Fortunato Rocchi (March 14, 1822 - April 9, 1909) was an Italian painter, mainly of landscapes, and also an architect involved in local restorations.

He was born and resided in Prato. In 1870, he contributed to the "Neo-Renaissance style" decoration of the Council hall of the Palazzo Pretorio in Prato. At an 1882 Prato exposition, and subsequently in Florence, he displayed Veduta della collina nella Valle del Bisenzio, Autunno and Paese presso Prato. Encouraged by the success of these paintings, the next year, he sent six paintings, three to the Exhibition of Turin and three to the Exposition in Florence. At Turin, he displayed Il Mulino delle Mogne (Castiglion de' Pepoli), Via Erbosa presso Filettole and Paesaggio; at Florence, Via erbosa presso Prato, Una bella giornata d'inverno and another painting.

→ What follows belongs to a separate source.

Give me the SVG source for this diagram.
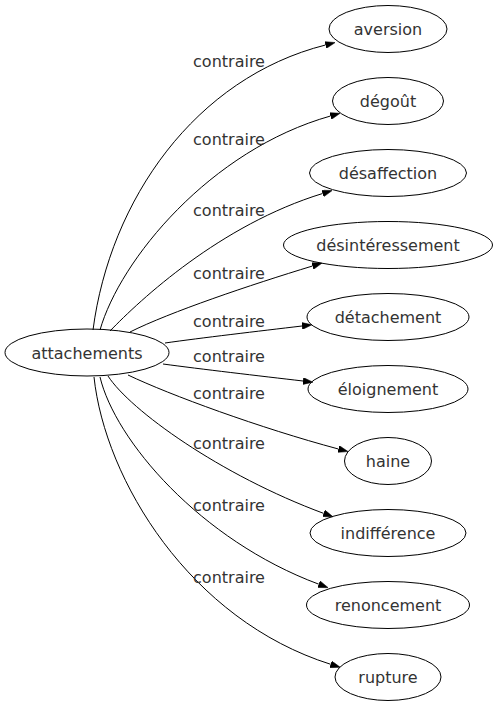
<svg xmlns="http://www.w3.org/2000/svg" width="498" height="707" viewBox="0 0 498 707">
<style>
text{font-family:"DejaVu Sans",sans-serif;font-size:16px;fill:#333;text-anchor:middle}
ellipse{fill:none;stroke:#000;stroke-width:1}
.e path{fill:none;stroke:#000;stroke-width:1}
</style>
<defs>
<marker id="ah" viewBox="0 0 10 7" refX="0" refY="3.5" markerWidth="10" markerHeight="7" markerUnits="userSpaceOnUse" orient="auto">
<path d="M0,0 L10,3.5 L0,7 z" fill="#000" stroke="#000" stroke-width="0.5"/>
</marker>
</defs>
<rect width="498" height="707" fill="#fff"/>
<g id="connectors" class="e">
<path marker-end="url(#ah)" d="M93,330 C110,200 195,78 325.5,45"/>
<path marker-end="url(#ah)" d="M100,330 C120,260 210,150 330.5,116"/>
<path marker-end="url(#ah)" d="M110,331 C140,300 220,225 322.6,193.5"/>
<path marker-end="url(#ah)" d="M130,332 C170,312 250,285 312.5,266"/>
<path marker-end="url(#ah)" d="M165,343 C200,338 260,331 302,326"/>
<path marker-end="url(#ah)" d="M163,364 C200,369 260,376 303,381"/>
<path marker-end="url(#ah)" d="M128,375 C170,395 260,428 338.4,449"/>
<path marker-end="url(#ah)" d="M108,376 C130,410 220,475 323.7,513.4"/>
<path marker-end="url(#ah)" d="M100,377 C115,440 200,540 318.8,584.2"/>
<path marker-end="url(#ah)" d="M94,377 C105,480 190,620 330.7,664.3"/>
<text x="229" y="67">contraire</text>
<text x="229" y="145">contraire</text>
<text x="229" y="216">contraire</text>
<text x="229" y="279">contraire</text>
<text x="229" y="327">contraire</text>
<text x="229" y="362">contraire</text>
<text x="229" y="399">contraire</text>
<text x="229" y="449">contraire</text>
<text x="229" y="511">contraire</text>
<text x="229" y="583">contraire</text>
</g>
<g id="attachements"><ellipse cx="87" cy="352.5" rx="82" ry="23.5"/><text x="87" y="358.5">attachements</text></g>
<g id="aversion"><ellipse cx="388" cy="29" rx="59" ry="23.5"/><text x="388" y="35">aversion</text></g>
<g id="degout"><ellipse cx="388" cy="101" rx="55.5" ry="23.5"/><text x="388" y="107">dégoût</text></g>
<g id="desaffection"><ellipse cx="388" cy="173" rx="78.5" ry="23.5"/><text x="388" y="179">désaffection</text></g>
<g id="desinteressement"><ellipse cx="388" cy="245" rx="104.5" ry="23.5"/><text x="388" y="251">désintéressement</text></g>
<g id="detachement"><ellipse cx="388" cy="317" rx="81" ry="23.5"/><text x="388" y="323">détachement</text></g>
<g id="eloignement"><ellipse cx="388" cy="389" rx="80" ry="23.5"/><text x="388" y="395">éloignement</text></g>
<g id="haine"><ellipse cx="388" cy="461" rx="43.5" ry="23.5"/><text x="388" y="467">haine</text></g>
<g id="indifference"><ellipse cx="388" cy="533" rx="78" ry="23.5"/><text x="388" y="539">indifférence</text></g>
<g id="renoncement"><ellipse cx="388" cy="605" rx="81.5" ry="23.5"/><text x="388" y="611">renoncement</text></g>
<g id="rupture"><ellipse cx="388" cy="677" rx="53" ry="23.5"/><text x="388" y="683">rupture</text></g>
</svg>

To the 1889 Exhibition of Fine Arts in Florence, he sent Veduta sull'argine del Bisenzio and a plate painted in oil depicting Veduta sul fiume Bisenzio.

He served as an architect in restorations and in reconstructing the exterior of one of the walls of the Basilica Santa Maria delle Carceri in Prato. He also taught Disegno (Drawing technique) at the local Cicognini College and the Magnolfi Orphanage.